Buffy draws in air so fast it burns all the way down, and forces the words out through her too-tight throat, driving the question out into the space between them in a rush of hurried syllables forced out by hot air.

“Do you ever see her?”

She can see the emotions play across a face that’s suddenly not so different to the boy she used to know once upon a time, except right now he’s visibly fighting the urge to deflect her question with a red cape of awkward humour. He doesn’t ask her to clarify, doesn’t ask why, and she’s grateful, because she’s not sure she knows the answer herself.

“Sometimes I’d like to think I do,” Xander says quietly, looking away. “I talk to her sometimes, and it’s almost like she’s really there. Maybe I’m really talking to her. Maybe I’m not. Either way, it’s not going to confirm my status as a guy who’s with the having of his sanity.”

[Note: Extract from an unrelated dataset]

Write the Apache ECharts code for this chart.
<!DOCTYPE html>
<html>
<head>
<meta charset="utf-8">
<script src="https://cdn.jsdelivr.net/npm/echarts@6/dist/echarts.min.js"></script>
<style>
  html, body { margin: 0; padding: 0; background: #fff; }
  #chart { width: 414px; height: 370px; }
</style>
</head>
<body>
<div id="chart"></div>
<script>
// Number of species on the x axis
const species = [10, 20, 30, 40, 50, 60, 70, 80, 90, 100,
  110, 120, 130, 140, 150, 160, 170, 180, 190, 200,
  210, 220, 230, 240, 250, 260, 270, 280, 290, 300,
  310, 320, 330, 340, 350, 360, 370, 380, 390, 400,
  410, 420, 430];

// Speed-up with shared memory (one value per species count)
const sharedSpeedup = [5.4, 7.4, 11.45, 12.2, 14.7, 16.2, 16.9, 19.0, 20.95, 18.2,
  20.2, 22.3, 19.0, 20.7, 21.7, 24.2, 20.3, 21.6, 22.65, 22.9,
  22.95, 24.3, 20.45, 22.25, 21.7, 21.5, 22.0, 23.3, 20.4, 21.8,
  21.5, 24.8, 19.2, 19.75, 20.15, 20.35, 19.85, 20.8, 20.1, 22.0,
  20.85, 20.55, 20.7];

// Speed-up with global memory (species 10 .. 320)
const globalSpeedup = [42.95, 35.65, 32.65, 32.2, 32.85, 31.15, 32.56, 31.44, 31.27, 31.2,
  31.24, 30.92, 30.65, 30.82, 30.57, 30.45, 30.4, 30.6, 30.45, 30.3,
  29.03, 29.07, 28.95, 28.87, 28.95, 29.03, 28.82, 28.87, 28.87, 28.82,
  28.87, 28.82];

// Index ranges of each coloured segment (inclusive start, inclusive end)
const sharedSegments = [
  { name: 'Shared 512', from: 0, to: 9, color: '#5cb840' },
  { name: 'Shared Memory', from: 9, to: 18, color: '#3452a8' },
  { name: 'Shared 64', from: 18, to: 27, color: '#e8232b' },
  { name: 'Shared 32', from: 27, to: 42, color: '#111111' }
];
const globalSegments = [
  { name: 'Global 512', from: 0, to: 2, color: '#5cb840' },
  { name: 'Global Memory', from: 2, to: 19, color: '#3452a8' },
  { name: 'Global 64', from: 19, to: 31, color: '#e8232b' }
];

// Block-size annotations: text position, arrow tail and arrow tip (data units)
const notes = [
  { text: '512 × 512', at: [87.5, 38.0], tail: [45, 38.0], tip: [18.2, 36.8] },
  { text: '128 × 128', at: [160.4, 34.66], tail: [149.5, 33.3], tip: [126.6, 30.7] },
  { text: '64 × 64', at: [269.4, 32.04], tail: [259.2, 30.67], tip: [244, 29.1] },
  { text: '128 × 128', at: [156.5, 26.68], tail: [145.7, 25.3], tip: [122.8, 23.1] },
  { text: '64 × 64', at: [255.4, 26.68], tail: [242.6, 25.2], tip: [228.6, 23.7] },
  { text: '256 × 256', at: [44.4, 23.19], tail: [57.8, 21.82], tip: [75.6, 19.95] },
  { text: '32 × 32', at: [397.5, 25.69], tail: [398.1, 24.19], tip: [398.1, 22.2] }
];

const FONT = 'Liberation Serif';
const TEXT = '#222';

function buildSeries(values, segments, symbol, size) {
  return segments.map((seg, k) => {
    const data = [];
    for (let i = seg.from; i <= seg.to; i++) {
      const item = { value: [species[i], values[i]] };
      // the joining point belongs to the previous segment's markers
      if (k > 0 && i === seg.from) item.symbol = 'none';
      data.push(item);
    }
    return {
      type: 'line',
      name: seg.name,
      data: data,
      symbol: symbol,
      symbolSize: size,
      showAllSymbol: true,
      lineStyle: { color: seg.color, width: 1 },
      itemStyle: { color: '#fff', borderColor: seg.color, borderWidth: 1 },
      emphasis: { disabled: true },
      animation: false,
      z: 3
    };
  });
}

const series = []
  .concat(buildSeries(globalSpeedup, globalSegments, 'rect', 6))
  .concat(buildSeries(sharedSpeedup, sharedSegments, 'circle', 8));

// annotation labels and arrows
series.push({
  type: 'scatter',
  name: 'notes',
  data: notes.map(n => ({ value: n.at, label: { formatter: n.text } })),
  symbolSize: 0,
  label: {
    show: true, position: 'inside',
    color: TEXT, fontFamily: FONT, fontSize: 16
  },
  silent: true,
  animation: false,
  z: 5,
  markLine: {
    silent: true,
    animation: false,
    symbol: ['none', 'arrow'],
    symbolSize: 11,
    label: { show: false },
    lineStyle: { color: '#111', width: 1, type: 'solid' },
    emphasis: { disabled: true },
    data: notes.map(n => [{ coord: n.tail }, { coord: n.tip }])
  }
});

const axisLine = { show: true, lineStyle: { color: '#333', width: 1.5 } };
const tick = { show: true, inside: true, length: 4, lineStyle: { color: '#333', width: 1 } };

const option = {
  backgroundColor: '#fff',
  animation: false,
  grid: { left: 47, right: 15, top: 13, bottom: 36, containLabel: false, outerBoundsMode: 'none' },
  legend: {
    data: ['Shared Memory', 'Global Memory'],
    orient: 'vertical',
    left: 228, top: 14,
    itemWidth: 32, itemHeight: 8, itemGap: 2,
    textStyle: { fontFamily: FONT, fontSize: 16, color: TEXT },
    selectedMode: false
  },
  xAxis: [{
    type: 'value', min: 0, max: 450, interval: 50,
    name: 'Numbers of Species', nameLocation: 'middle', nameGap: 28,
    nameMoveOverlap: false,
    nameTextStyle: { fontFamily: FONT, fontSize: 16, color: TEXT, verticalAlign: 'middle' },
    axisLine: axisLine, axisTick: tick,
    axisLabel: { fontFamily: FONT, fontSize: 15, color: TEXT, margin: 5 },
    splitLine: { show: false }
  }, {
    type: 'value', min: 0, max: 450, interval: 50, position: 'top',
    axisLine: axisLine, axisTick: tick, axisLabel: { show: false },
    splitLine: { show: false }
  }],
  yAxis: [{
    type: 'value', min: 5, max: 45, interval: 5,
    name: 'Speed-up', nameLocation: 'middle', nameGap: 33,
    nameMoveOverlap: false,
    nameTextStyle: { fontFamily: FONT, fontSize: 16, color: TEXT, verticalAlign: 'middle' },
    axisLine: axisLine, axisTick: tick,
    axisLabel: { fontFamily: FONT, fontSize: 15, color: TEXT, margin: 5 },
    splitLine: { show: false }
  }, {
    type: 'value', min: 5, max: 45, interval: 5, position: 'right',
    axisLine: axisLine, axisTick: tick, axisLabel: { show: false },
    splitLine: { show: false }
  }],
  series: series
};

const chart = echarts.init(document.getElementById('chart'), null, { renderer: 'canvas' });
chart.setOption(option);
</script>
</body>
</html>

“I think we do what we have to, to find comfort,” Buffy says slowly.

“Is that what this is?”

She doesn’t know what this is. It’s movie night, and that used to be enough to get them all through, until the day when it stopped being enough and started just being another illusion in a long trail of lies. It started with a frayed edge in the cloth, and became a tear without them even really noticing.

Sometimes you just can’t stitch fast enough.

“She’d be proud of you,” she says simply.

“She’d be proud of us,” he replies, but his eyes are shadowed with something unreadable. “We made it this far, and we’re mostly intact. Nobody’s made a fortune exploiting anyone else, but I think she’d be proud anyway.”

The phone rings in the bedroom, breaking the silence that Buffy doesn’t quite know how to break. Xander’s face creases with confusion.

“Who the – wait right here,” he says, and beneath the casual tone she hears the hint of apprehension, a learnt behaviour.
It’s almost midnight, and just like Pavlov’s dogs salivate when they smell the meat powder, the ringing of a phone in the wee hours invokes threatening tears.

Choked throats and fears that somewhere, someone they love is lying dead.

Her heart stutters in her chest and the world blurs.

His fingers trail across the doorframe as though he’s searching for an anchor. Forced brightness in his tone for an instant before his breath catches midway through his own name. As though he’s forgotten it.

There’s another drop of blood near the hem of her pants, half-hidden by the folds of the fabric. She can’t tear her eyes away from it.

Xander’s been in the bedroom with the door closed for what could be eternity or could be mere seconds – time seems to stretch and warp like saltwater taffy lately. The clock on the wall ticks evenly like a heartbeat, and in the silence Buffy realises that it’s past midnight and no longer Thursday.

Movie night is over.

Movie night is over, and there’s someone sobbing in the bedroom, and no matter how much she wants to comfort him she can’t bring herself to push through the door and ask who it is. The shrill ring of the phone continues on and off, until it’s one constant drone of sound echoing around in her head. Can’t think. Can’t breathe. Can’t move.

So this is the sound someone’s world makes when it crumples around them.